Oregon Court of Appeals: Farm dwellings unaffected by expedited housing law

Published 12:29 pm Friday, February 2, 2024

SALEM — An Oregon law meant to expedite housing construction doesn’t apply to dwellings intended for relatives who work with farmers in agricultural zones, according to the state’s Court of Appeals.

The appellate court has confirmed that exemptions from certain land use standards passed in 2017 only apply to housing within the urban growth boundaries of cities.

In exclusive farm zones, that means family helper dwellings must still comply with local government criteria to ensure the homes are inhabited by relatives assisting with agricultural operations.

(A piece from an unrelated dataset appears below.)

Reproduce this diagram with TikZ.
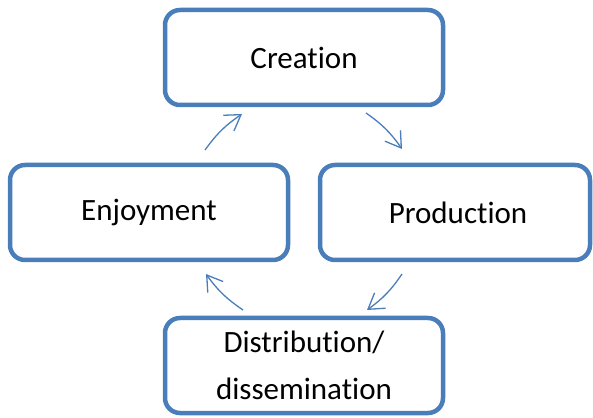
\documentclass[tikz,border=0pt]{standalone}
\usepackage{fontspec}
\setmainfont[Ligatures={NoCommon}]{Carlito}
\usetikzlibrary{arrows.meta}
\definecolor{boxblue}{HTML}{4A7EBB}

\begin{document}
\begin{tikzpicture}[x=1pt,y=1pt,
	stage/.style={draw=boxblue,line width=4.5pt,rounded corners=15pt,fill=white,
		minimum width=278pt,minimum height=95pt,align=center,inner sep=0pt,
		font=\fontsize{31}{47}\selectfont},
	flow/.style={draw=boxblue,line width=1.3pt,
		-{Straight Barb[length=15pt,width=19pt]}}]
	\useasboundingbox (0,0) rectangle (593,417);
	\node[stage] (cre) at (304,359.5) {Creation};
	\node[stage] (enj) at (149,204.5) {Enjoyment};
	\node[stage,minimum width=270pt] (pro) at (455,204.5) {\hspace*{6pt}Production};
	\node[stage] (dis) at (304,51.5) {Distribution/\\dissemination};
	% arrow ends
	\coordinate (ec1) at (205,267);
	\coordinate (ec2) at (242,303);
	\coordinate (cp1) at (366,304);
	\coordinate (cp2) at (402,268);
	\coordinate (pd1) at (402,143);
	\coordinate (pd2) at (367,107);
	\coordinate (de1) at (243,107);
	\coordinate (de2) at (206,143);
	\draw[flow] (ec1) to[bend left=10] (ec2);
	\draw[flow] (cp1) to[bend left=10] (cp2);
	\draw[flow] (pd1) to[bend left=10] (pd2);
	\draw[flow] (de1) to[bend left=10] (de2);
\end{tikzpicture}
\end{document}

Last year, Lane County authorized such a dwelling on a 60-acre farm near Creswell, which the Landwatch Lane County nonprofit alleged did not meet those land use criteria.

The Oregon Court of Appeals has now ruled the county’s approval was properly overturned by the state’s Land Use Board of Appeals, or LUBA.

While lawmakers removed restrictions on residential construction in 2017 to cope with Oregon’s housing shortage, “the most plausible reading” of the statute is that it’s “intended to apply only to the development of housing within an urban growth boundary,” the appellate ruling said.

Kim Helsel, the landowner who sought a farm helper dwelling for her son, argued the statutory language was “plain and ambiguous” and that local governments can only apply “clear and objective standards” in evaluating such proposals.

Deciding whether a dwelling is needed for a relative to support a primary farm operator is considered a subjective standard, which would be waived under the new provisions.

However, the “legislative history provides strong support for LUBA’s conclusion” that these legal changes only “addressed housing on land within an urban growth boundary,” the appellate ruling said.

The statutory language is not so clear as to obviate the need to examine the law’s legislative history, the Court of Appeals said.

“We decline petitioner’s invitation to interpret the statute in a manner that would permit counties to dispense with the discretionary approval criteria” for such farm dwellings, the appellate ruling said.

An attorney for the landowner declined to comment on the Court of Appeals decision.

Landwatch Lane County is gratified the ruling supports the statute’s intent to leave the family farm helper dwelling criteria undisturbed, which was also confirmed by legislation last year, said Lauri Segel, the group’s legal analyst.

The interpretation favored by housing developers would have derailed the requirement that such dwellings can only be built for relatives who legitimately help with farm operations, Segel said.

“All of that would go away. None of that would be required and everything would be allowed outright,” she said. “We were scared that if we didn’t prevail, the whole state would be subject to this horrible loophole.”